You asked about a problem with D=100um and lambda=532nm=0.532um, or D/lambda=190. Unfortunately, this is probably beyond the reach of DDSCAT.
The practical limit on size/wavelength depends on various things, including the value of the dielectric function, the detailed target shape (e.g., is the target "sparse" with lots of "holes", or is in dense (e.g., a solid rectangular block). It also depends on the "dimensionality" of the problem — in some cases periodic targets are tractable with very large ratios of size/wavelength.
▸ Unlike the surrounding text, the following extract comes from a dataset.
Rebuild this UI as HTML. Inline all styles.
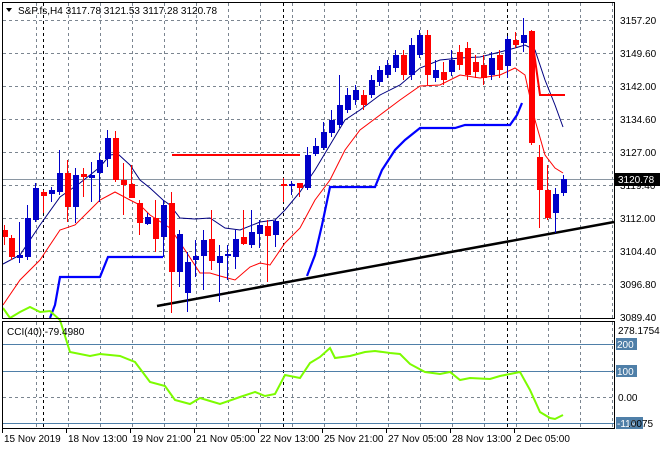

Example: For an infinite column, one can go to quite large size/wavelength, We have published results for a hexagonal prism with diameter/wavelength = 70um/0.55um = 127 (Flatau & Draine 2008, Optics Express 22, 21384).
For isolated targets, practical memory and cpu time limitations limit one to smaller targets. Values of size/wavelength larger than ~20 are very challenging. A rule of thumb is that you need to have |m|*pi*d/lambda < 1, where d is the interdipole separation.
It may also be limited by the size of your computer memory. Targets with large size/wavelength require large amounts of memory. You mayneed to use a compiler that allows you to address individual arrays >2 GB. Intel fortran allows this, but you have to figure out the right "flags" to use on your system.